On any day of the week, you may find Dani dreaming of dinosaurs, going the distance for icecream, or getting minorly injured and and having a good laugh about it with friends. You can read more about Dani here.
July 30, 2019 Julia (NH LAKES)
“Don’t forget to hold on tight,” said Shane Brandt, water quality researcher at UNH, at the exact moment that I forgot to hold on tight. The spool of string I was grasping whipped out of my hand with incredible force as Hollyn chucked the collection device out across the lake with all of her might. The group stared into the water in absolute silence for about twenty seconds, the spool and net floating gently on the surface. As the net dipped beneath the water, the laughter started.
“Oops,” I said. Hollyn and I were at a cyanobacteria training in Wolfeboro, learning all about the various species, how to identify a bloom, what causes them, and more. We had volunteered to demonstrate for the group how to get a water sample. The device was a funnel shaped mesh bag, with mesh that was only micro meters thick, so as to trap the tiny cyanobacteria. A short yellow hose protruded from the bottom to release the gathered water into a collection cup, in order to look at it under a microscope and count the cyanobacteria. The standard for declaring a bloom is seeing greater than 70,000 parts (cyanobacteria) per milliliter.
Cyanobacteria are practically everywhere in the world, from deserts to tundra to lakes, and while they aren’t necessarily a bad thing, in high concentrations, certain species can be toxic to humans, which is why beaches and lakes are often shut down once a bloom has been detected. Climate change, including changes in rain patterns, is a large driver of the increasing numbers of blooms we are seeing, along with nutrient loading, human development alongside water bodies, and low oxygen conditions. I’d learned all of this and more prior to releasing the collection device into the cold lake water.

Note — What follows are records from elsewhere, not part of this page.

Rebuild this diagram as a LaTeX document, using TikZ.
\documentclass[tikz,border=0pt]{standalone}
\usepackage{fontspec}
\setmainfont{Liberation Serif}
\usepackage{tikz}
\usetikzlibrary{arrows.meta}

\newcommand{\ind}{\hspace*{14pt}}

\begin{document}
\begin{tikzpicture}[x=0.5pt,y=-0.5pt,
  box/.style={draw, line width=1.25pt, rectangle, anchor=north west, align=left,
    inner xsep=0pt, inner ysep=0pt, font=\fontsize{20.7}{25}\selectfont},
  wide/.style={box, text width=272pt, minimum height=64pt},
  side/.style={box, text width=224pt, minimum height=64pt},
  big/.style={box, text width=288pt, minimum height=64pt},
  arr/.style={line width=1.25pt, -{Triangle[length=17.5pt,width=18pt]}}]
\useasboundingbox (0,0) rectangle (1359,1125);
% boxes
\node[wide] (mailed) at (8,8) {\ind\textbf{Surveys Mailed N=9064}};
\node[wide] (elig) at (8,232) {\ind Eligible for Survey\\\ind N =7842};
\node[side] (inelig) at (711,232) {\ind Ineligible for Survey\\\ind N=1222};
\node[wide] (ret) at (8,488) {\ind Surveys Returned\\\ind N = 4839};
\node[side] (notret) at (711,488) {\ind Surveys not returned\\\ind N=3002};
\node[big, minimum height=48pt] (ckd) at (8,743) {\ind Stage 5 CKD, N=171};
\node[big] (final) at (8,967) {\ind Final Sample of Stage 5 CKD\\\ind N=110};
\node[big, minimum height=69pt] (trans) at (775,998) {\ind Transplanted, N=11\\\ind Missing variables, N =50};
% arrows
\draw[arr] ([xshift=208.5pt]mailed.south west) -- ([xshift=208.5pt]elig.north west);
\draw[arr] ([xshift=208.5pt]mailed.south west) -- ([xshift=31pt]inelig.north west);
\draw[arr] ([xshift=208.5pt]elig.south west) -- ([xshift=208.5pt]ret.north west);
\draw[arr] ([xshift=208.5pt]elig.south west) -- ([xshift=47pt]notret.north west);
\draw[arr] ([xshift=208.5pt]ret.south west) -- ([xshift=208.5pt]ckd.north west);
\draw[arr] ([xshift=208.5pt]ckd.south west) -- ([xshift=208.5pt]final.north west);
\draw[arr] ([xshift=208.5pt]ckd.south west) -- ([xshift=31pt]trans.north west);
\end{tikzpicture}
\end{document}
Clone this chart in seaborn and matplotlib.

Shane sighed and good naturedly started to roll up his pants and take off his socks. The water at the end of the dock was about waist deep, and the net was almost at the bottom, the string I was supposed to be holding onto with dear life waving gently in the current. He assured me that this happened a lot, with all sorts of the equipment he uses to demonstrate water sampling to people. Someone at the back of crowd finds a long metal pole, however, before Shane can do anything heroic. Hollyn digs around underwater with the pole until she hooks the string, and we manage to pull it back out. This time, we switch positions, with me throwing and Hollyn holding on to the string. We are much more successful, and everyone crowds around to look, even though the (mostly) clear water we’ve collected won’t show us anything until we get it under a microscope.
All in all, it was a successful training, and I learned a lot about what makes New Hampshire’s lakes tick. I also learned a little something about paying better attention to my surroundings! As part of Lakes Region Conservation Corps with NH LAKES, I learn something new each day, and I’m excited to pass this knowledge along to anyone who comes to NH LAKES events.